The powerpc kernel always requires an Open Firmware like device tree
to supply device information. On systems without OF, this comes from
a flattened device tree blob. This blob is usually generated by dtc,
a tool which compiles a text description of the device tree into the
flattened format used by the kernel. Sometimes, the bootwrapper makes
small changes to the pre-compiled device tree blob (e.g. filling in
the size of RAM). To do this it uses the libfdt library.
Because these are only used on powerpc, the code for both these tools
is included under arch/powerpc/boot (these were imported and are
periodically updated from the upstream dtc tree).
However, the microblaze architecture, currently being prepared for
merging to mainline also uses dtc to produce device tree blobs. A few
other archs have also mentioned some interest in using dtc.

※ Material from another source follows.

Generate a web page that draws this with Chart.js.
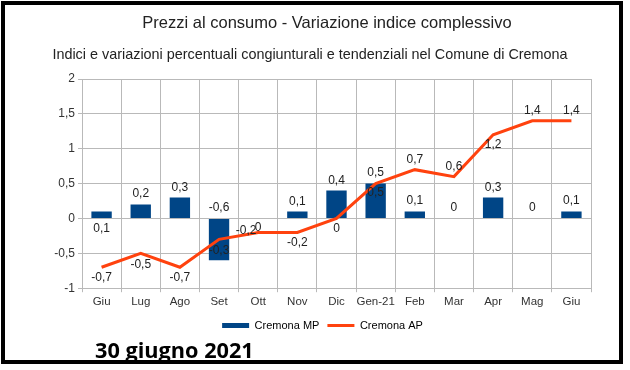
<!DOCTYPE html>
<html>
<head>
<meta charset="utf-8">
<script src="https://cdn.jsdelivr.net/npm/chart.js@4"></script>
<style>
    body { margin: 0; background: #fff; }
    #wrap { position: relative; width: 630px; height: 370px; }
    #cornice { position: absolute; left: 1px; top: 1px; width: 614px; height: 355px; border: 4px solid #000; pointer-events: none; }
    #data { position: absolute; left: 95px; top: 339px; font: bold 21.7px/22px "Open Sans", sans-serif; color: #000; white-space: nowrap; }
</style>
</head>
<body>
<div id="wrap">
    <canvas id="chartCremona" width="630" height="370"></canvas>
    <div id="cornice"></div>
    <div id="data">30 giugno 2021</div>
</div>
<script>
const mesi = ['Giu', 'Lug', 'Ago', 'Set', 'Ott', 'Nov', 'Dic', 'Gen-21', 'Feb', 'Mar', 'Apr', 'Mag', 'Giu'];
const cremonaMP = [0.1, 0.2, 0.3, -0.6, 0, 0.1, 0.4, 0.5, 0.1, 0, 0.3, 0, 0.1];
const cremonaAP = [-0.7, -0.5, -0.7, -0.3, -0.2, -0.2, 0, 0.5, 0.7, 0.6, 1.2, 1.4, 1.4];
const asseY = [-1, -0.5, 0, 0.5, 1, 1.5, 2];

const titolo = 'Prezzi al consumo - Variazione indice complessivo';
const sottotitolo = 'Indici e variazioni percentuali congiunturali e tendenziali nel Comune di Cremona';

// spostamento delle etichette rispetto al punto (px)
const dyMP = [17, -11, -10, -53, 9, -10, -10, 9, -11, -11, -10, -11, -11];
const dyAP = [10, 11, 10, 11, -2, 10, 10, -11, -10, -10, 10, -10, -10];
const dxAP = [0, 0, 0, 0, -12, 0, 0, 0, 0, 0, 0, 0, 0];

const fontBase = '"Liberation Sans", Arial, sans-serif';

function virgola(v) {
    return String(v).replace('.', ',');
}

// titolo, sottotitolo ed etichette dei valori
const etichette = {
    id: 'etichette',
    afterLayout(chart) {
        // la legenda nell'originale e' centrata sulla pagina, non sul grafico
        chart.legend.left += 27;
        chart.legend.right += 27;
    },
    afterDraw(chart) {
        const ctx = chart.ctx;
        ctx.save();
        ctx.fillStyle = '#222';
        ctx.textAlign = 'center';
        ctx.textBaseline = 'alphabetic';
        ctx.font = '16.5px ' + fontBase;
        ctx.fillText(titolo, 327, 28);
        ctx.font = '14.4px ' + fontBase;
        ctx.fillText(sottotitolo, 310, 58.5);
        ctx.restore();
    },
    afterDatasetsDraw(chart) {
        const ctx = chart.ctx;
        ctx.save();
        ctx.font = '12px ' + fontBase;
        ctx.fillStyle = '#222';
        ctx.textAlign = 'center';
        ctx.textBaseline = 'middle';
        chart.getDatasetMeta(0).data.forEach(function (el, i) {
            ctx.fillText(virgola(cremonaMP[i]), el.x, el.y + dyMP[i]);
        });
        chart.getDatasetMeta(1).data.forEach(function (el, i) {
            ctx.fillText(virgola(cremonaAP[i]), el.x + dxAP[i], el.y + dyAP[i]);
        });
        ctx.restore();
    }
};

const griglia = '#b9b9b9';

const chartCremona = new Chart(document.getElementById('chartCremona'), {
    type: 'bar',
    data: {
        labels: mesi,
        datasets: [
            {
                label: 'Cremona MP',
                data: cremonaMP,
                backgroundColor: '#004586',
                barPercentage: 0.52,
                categoryPercentage: 1,
                order: 1
            },
            {
                type: 'line',
                label: 'Cremona AP',
                data: cremonaAP,
                borderColor: '#ff420e',
                backgroundColor: '#ff420e',
                borderWidth: 3,
                pointRadius: 0,
                tension: 0,
                order: 0
            }
        ]
    },
    options: {
        responsive: false,
        animation: false,
        layout: { padding: { left: 0, right: 39, top: 79, bottom: 29 } },
        plugins: {
            title: { display: false },
            subtitle: { display: false },
            legend: {
                position: 'bottom',
                labels: {
                    color: '#333',
                    font: { family: fontBase, size: 11 },
                    usePointStyle: true,
                    pointStyleWidth: 27,
                    boxHeight: 5,
                    padding: 8,
                    generateLabels: function (chart) {
                        return [
                            { text: 'Cremona MP', fillStyle: '#004586', strokeStyle: '#004586', lineWidth: 0, pointStyle: 'rect', datasetIndex: 0 },
                            { text: 'Cremona AP', fillStyle: '#ff420e', strokeStyle: '#ff420e', lineWidth: 3, pointStyle: 'line', datasetIndex: 1 }
                        ];
                    }
                }
            },
            tooltip: { enabled: false }
        },
        scales: {
            x: {
                grid: { color: griglia, offset: true, tickLength: 4 },
                border: { color: griglia },
                ticks: {
                    color: '#333',
                    font: { family: fontBase, size: 11.5 },
                    maxRotation: 0,
                    autoSkip: false,
                    padding: 3
                }
            },
            y: {
                min: asseY[0],
                max: asseY[asseY.length - 1],
                afterFit: function (scale) { scale.width = 82; },
                afterBuildTicks: function (scale) {
                    scale.ticks = asseY.map(function (v) { return { value: v }; });
                },
                grid: { color: griglia, tickLength: 4 },
                border: { color: griglia },
                ticks: {
                    color: '#333',
                    font: { family: fontBase, size: 12 },
                    padding: 3,
                    callback: function (v) { return virgola(v); }
                }
            }
        }
    },
    plugins: [etichette]
});
</script>
</body>
</html>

Therefore, this patch moves dtc and libfdt from arch/powerpc into
scripts, where it can be used by any architecture.
The vast bulk of this patch is a literal move, the rest is adjusting
the various Makefiles to use dtc and libfdt correctly from their new
locations.
Signed-off-by: David Gibson <david@gibson.dropbear.id.au>
Signed-off-by: Linus Torvalds <torvalds@linux-foundation.org>
Some time ago, a copies of the upstream dtc and libfdt sources were
included in the kernel tree to avoid having these as external
dependencies for building the kernel. Since then development on the
upstream dtc and libfdt has continued. This updates the in-kernel
versions to match the recently released upstream dtc version 1.2.0.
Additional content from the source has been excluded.